Pull out every line below that contains the word "script".

-- START OF DATA LISTING --

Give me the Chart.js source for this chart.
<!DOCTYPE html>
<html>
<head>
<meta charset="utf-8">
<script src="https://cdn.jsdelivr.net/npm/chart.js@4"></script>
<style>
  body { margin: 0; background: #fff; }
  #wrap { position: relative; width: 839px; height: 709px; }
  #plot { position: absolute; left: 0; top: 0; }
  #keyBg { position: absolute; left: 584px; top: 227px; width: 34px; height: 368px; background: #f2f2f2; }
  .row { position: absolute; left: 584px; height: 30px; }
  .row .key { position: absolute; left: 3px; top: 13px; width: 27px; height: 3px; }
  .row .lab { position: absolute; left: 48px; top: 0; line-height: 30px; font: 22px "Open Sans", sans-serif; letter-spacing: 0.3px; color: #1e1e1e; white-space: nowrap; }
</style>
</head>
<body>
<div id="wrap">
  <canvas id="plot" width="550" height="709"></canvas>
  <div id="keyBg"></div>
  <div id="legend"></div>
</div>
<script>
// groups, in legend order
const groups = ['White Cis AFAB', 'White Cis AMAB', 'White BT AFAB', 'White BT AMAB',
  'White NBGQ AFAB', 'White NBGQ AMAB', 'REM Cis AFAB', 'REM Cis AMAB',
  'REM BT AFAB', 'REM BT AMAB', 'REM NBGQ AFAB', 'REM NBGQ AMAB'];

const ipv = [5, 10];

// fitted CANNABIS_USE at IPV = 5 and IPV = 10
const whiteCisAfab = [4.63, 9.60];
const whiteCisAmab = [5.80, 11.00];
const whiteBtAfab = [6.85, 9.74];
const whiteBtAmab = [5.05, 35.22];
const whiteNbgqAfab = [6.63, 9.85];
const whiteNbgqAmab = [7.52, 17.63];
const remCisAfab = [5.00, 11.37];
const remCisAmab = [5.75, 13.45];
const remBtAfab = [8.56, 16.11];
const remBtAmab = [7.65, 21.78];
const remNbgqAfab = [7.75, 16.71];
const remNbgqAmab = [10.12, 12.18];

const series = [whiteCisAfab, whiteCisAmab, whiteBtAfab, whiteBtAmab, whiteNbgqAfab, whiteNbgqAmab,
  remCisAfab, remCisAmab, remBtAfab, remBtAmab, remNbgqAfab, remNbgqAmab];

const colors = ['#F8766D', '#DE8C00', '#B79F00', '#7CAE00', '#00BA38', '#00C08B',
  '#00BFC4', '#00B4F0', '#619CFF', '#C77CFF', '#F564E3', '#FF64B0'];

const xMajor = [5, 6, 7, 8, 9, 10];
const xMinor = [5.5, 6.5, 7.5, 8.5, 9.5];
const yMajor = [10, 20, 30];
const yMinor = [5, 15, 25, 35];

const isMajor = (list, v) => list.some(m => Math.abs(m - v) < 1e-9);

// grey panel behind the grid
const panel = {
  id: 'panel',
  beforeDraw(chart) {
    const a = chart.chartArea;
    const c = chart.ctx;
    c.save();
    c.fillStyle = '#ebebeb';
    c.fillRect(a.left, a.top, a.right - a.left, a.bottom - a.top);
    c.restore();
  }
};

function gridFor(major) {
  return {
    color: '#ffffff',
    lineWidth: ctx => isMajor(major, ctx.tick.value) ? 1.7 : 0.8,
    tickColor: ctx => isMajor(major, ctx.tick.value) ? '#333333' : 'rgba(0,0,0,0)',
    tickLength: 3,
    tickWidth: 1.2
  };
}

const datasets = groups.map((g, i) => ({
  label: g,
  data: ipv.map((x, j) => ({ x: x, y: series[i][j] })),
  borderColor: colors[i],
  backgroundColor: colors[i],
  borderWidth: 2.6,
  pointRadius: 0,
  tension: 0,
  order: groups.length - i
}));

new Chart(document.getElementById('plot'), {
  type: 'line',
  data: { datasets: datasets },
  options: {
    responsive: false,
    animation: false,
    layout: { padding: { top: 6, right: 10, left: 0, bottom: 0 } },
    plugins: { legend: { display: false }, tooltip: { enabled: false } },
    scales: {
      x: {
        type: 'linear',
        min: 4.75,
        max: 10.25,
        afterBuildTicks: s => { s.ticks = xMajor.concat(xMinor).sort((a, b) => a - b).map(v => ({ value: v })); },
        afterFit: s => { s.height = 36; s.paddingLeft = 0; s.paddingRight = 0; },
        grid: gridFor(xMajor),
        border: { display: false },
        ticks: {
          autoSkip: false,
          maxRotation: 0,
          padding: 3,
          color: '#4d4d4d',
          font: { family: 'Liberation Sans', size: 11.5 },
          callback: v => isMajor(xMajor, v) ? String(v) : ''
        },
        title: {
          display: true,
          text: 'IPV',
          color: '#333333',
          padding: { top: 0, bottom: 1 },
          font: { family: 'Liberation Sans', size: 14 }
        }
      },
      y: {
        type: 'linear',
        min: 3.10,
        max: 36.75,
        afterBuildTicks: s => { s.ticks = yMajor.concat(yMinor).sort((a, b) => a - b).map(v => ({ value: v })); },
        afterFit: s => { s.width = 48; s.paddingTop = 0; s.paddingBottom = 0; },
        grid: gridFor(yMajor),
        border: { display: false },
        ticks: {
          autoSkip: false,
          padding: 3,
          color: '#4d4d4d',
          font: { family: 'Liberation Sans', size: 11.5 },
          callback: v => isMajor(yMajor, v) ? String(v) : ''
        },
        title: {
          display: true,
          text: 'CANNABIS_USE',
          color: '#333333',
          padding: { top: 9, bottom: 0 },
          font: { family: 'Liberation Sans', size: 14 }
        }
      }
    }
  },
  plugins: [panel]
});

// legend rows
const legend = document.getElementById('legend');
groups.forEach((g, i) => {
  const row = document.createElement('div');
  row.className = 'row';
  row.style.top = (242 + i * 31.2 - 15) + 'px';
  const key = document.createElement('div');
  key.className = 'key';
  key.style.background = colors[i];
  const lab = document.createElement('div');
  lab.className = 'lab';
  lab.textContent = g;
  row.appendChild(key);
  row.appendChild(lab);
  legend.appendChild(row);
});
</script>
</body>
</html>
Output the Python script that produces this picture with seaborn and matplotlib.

-- END OF DATA LISTING --

▶ [TASK RESULT]:
<script src="https://cdn.jsdelivr.net/npm/chart.js@4"></script>
<script>
</script>
Output the Python script that produces this picture with seaborn and matplotlib.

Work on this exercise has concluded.